Ein Magus, ein Dengbej und Fünf
Geflügelte Zwerge sind aus meinem Traum ausgebrochen.
In die Welt. Farben und andres verköstigend.
Den Staub der Milchstraße haben sie verloren.
In den tosenden Schlaf der Welt; den Traum
aus Blau und Heroin.

aber es endet mit der unnötigen, refrainhaften Wiederholung

Sie hatten wohl wenig entwendet. Styropor und
Flaschen übergeben sich auf den Wegerand: Ich
suche Sie. Den Magus, den Dengbej. Die Zwerge.
Einbrecher im Traume der Welt. Blaues. Heroin.

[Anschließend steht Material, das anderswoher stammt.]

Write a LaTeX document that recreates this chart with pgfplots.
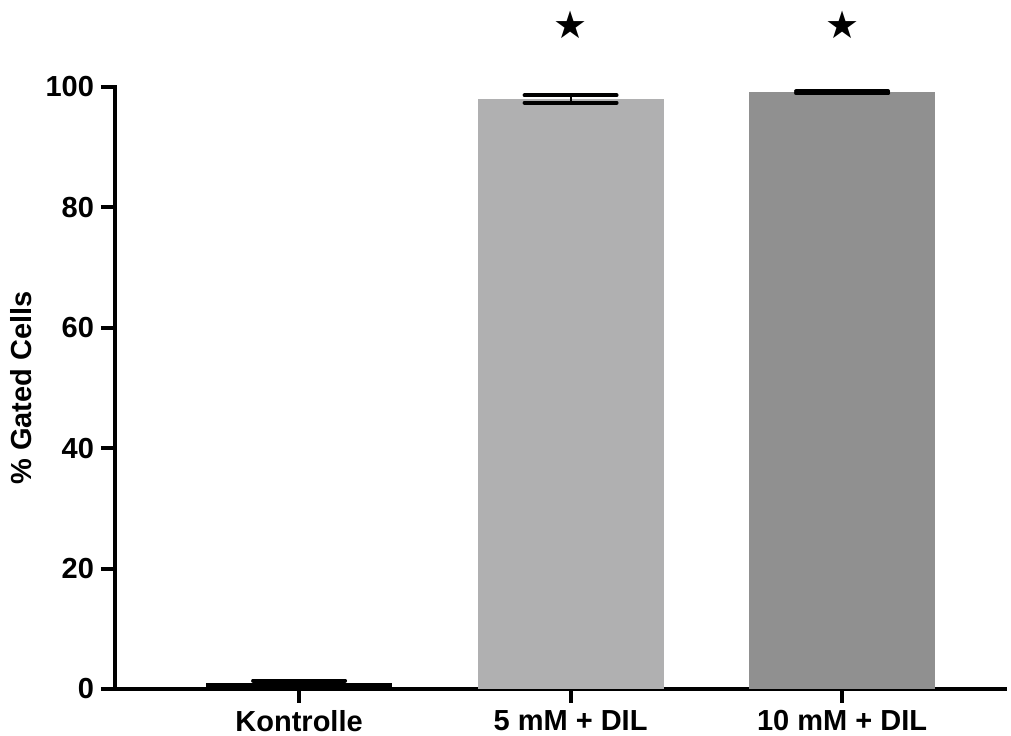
\documentclass[border=0pt]{standalone}
\usepackage{fontspec}
\setmainfont{Liberation Sans}
\newfontfamily\symfont{DejaVu Sans}
\usepackage{pgfplots}
\pgfplotsset{compat=1.18}
\definecolor{barA}{RGB}{176,176,177}
\definecolor{barB}{RGB}{144,144,144}
\begin{document}
\begin{tikzpicture}
\begin{axis}[
  scale only axis,
  width=445pt, height=301pt,
  xmin=-0.678, xmax=2.6,
  ymin=0, ymax=100,
  axis x line*=bottom, axis y line*=left,
  axis line style={line width=2pt, line cap=rect},
  xtick={0,1,2},
  xticklabels={Kontrolle, 5 mM + DIL, 10 mM + DIL},
  ytick={0,20,40,60,80,100},
  tick align=outside,
  major tick length=7pt,
  tick style={line width=2pt, black},
  ticklabel style={font=\fontsize{14.5}{15}\selectfont\bfseries},
  /pgf/number format/assume math mode=true,
  ylabel={\% Gated Cells},
  ylabel style={font=\fontsize{14.5}{15}\selectfont\bfseries},
  clip=false,
]
\addplot[ybar, bar width=0.685, bar shift=0pt, fill=black, draw=none,
  error bars/.cd, y dir=both, y explicit, error mark=|,
  error bar style={line width=1pt, black},
  error mark options={line width=2pt, mark size=23pt, line cap=round, black}]
  coordinates {(0,1.0) +- (0,0.4)};
\addplot[ybar, bar width=0.685, bar shift=0pt, fill=barA, draw=none,
  error bars/.cd, y dir=both, y explicit, error mark=|,
  error bar style={line width=1pt, black},
  error mark options={line width=2pt, mark size=23pt, line cap=round, black}]
  coordinates {(1,98.0) +- (0,0.6)};
\addplot[ybar, bar width=0.685, bar shift=0pt, fill=barB, draw=none,
  error bars/.cd, y dir=both, y explicit, error mark=|,
  error bar style={line width=1pt, black},
  error mark options={line width=2pt, mark size=23pt, line cap=round, black}]
  coordinates {(2,99.1) +- (0,0.15)};
\addplot[draw=none, mark=none, nodes near coords={\symfont\fontsize{19}{19}\selectfont ★},
  every node near coord/.append style={anchor=center}]
  coordinates {(1,110.3) (2,110.3)};
\end{axis}
\pgfresetboundingbox
\path ([shift={(-57.5pt,-23.5pt)}]current axis.south west) rectangle ([shift={(3pt,43.5pt)}]current axis.north east);
\end{tikzpicture}
\end{document}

Das Buch ist wieder sympathisch, grafisch sorgfältig gemacht, wird seinem gewaltigen Vorhaben aber nicht gerecht. Es deutet einen Einblick in Jamsids Kelch an, der das Wissen über die Welt enthält, bevor das Goldene Zeitalter endet, und gibt ein Chaos wieder. Zwar, könnte man einwenden, ist das auch das Ende des Mythos ‒ nur braucht es, um ein Chaos darzustellen, eine präzise Poetik. Ich habe das Gefühl, dass die Texte mehr sagen könnten, wenn man sie ließe, wenn sie mehr Zeit und Geduld in ihrer Bearbeitung erfahren hätten.